Dominique Levy (Ipsos Marketing):
« La crise n'explique pas le besoin de réassurance que révèle la nostalgie, elle l'amplifie. »
No future
« Dans les années cinquante-soixante, chacun se passionnait pour la science-fiction, en imaginant ce qui allait se passer en 2000. Le futur était une valeur. Maintenant, un effet de cycle assez étonnant veut que nous regardions dans le rétroviseur une société qui elle-même nous rêvait à travers le parebrise! », observe Dominique Levy (Ipsos).

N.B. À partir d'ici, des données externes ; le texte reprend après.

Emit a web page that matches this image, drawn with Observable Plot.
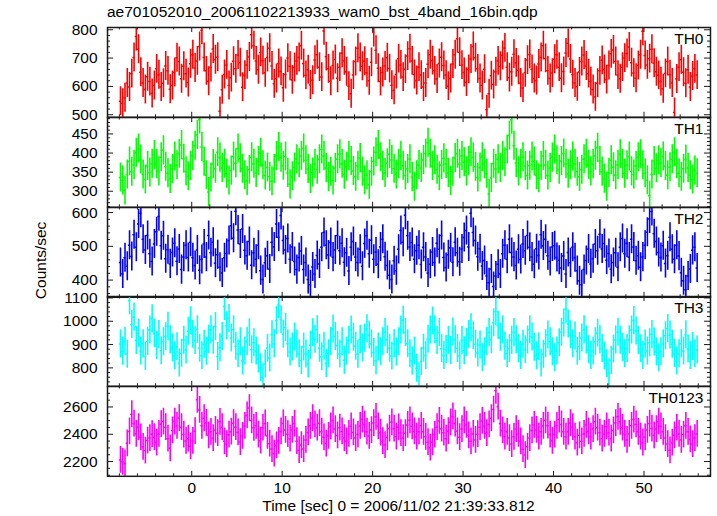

L'époque actuelle est marquée par la peur du lendemain. Selon un sondage Ipsos pour le Secours populaire (en septembre 2010), un jeune sur deux se dit angoissé lorsqu'il pense à sa situation actuelle et à son avenir. Les consommateurs recherchent une sécurité que ne leur procurent plus notre monde instable, notre système économique de plus en plus fragile et ils doutent. La crise y est certainement pour quelque chose, mais selon Dominique Levy, « elle n'explique pas à elle seule ce besoin de réassurance, elle l'amplifie ». Jacques Bouey, président des Gens de l'atelier, constate un « retour à une dimension du temps long ». Pour lui, la nostalgie ne serait qu'« une des expressions de la quête d'authenticité, qui est un phénomène de fond beaucoup plus important ».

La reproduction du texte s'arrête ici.